While the focus of climate change research has been on anthropogenic climate change, climate continues to change as the result of natural variation as well, as it did prior to anthropogenic influences. It is not currently possible to isolate the anthropogenic change from the natural variation. The causes of the natural variation are not well understood; and, therefore, the ability to predict future natural variation is extremely limited.

The earth has fluctuated between glacial and interglacial periods. The factors which result in the initiation and termination of these periods are not well understood, since our knowledge of the transitions is based on proxies.

Within the Holocene (current) interglacial, there have been multiple fluctuations such as the Roman Warm Period, the Medieval Warm Period and the Little Ice Age. Again, the factors which result in the initiation and termination of these fluctuations are not well understood, since our knowledge of them is again based on proxies. There remain questions regarding the geographical extent of these fluctuations, though recent studies continue to suggest that they were global in extent. There also remain questions about the potential future occurrence of such fluctuations, their timing and duration.

There are numerous other weather and climate phenomena which we have been able to observe and study, but which again are not clearly understood and are not being aggressively studied. For example, we have observed that the sun passes through sunspot cycles, each of approximately 11-year duration; and, that successive cycles are of progressively decreasing strength, until they revert to higher strength for reasons that we do not understand. The Maunder Minimum coincided with the Little Ice Age. The sunspot cycle is now approaching another minimum, though its depth is still uncertain.

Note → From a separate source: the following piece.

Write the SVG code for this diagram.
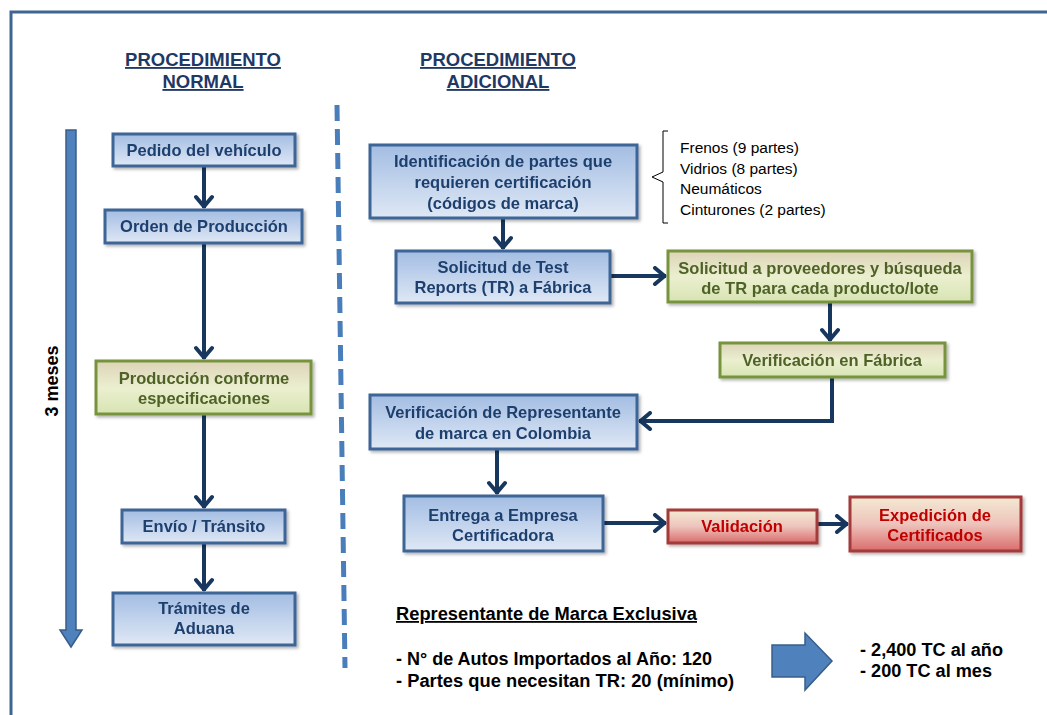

Another example of climate phenomena we observe but do not understand are the major ocean currents and cycles: Thermohaline Circulation (the Global Conveyor Belt), the Pacific Decadal Oscillation; the Atlantic Multidecadal Oscillation; the Indian Ocean Oscillation; and, the El Nino Southern Oscillation. The Pacific, Atlantic and Indian Ocean oscillations are climate events, in that their oscillation periods are greater than 30 years. However, the causes of individual oscillations are uncertain, as is their duration. We do not know whether there are significant variations in the strength of the oscillations over some cycle.

The ENSO oscillation is a weather event because of its much shorter, multi-year period. The strength of ENSO events varies considerably, as does the timing between events. We have experienced very strong Super El Ninos in 1997 and 2016, with numerous lesser events in the interim, not always accompanied by subsequent La Nina events of similar strength.

Most recently, we have observed an event in the North Pacific Ocean commonly referred to as the “Blob”. The first observed “Blob” occurred during the winter of 2013/2014. There is currently another “Blob’ forming for the winter of 2019/2020. It is too early to tell how the strength and duration of this new “Blob” will compare with the previous event.

In summary, there is a lot we do not currently know or understand about significant global weather and climate events, which drastically limits our ability to predict their future occurrence and the potential impacts of those occurrences.

There is much more climate science to be done before the “science is settled”.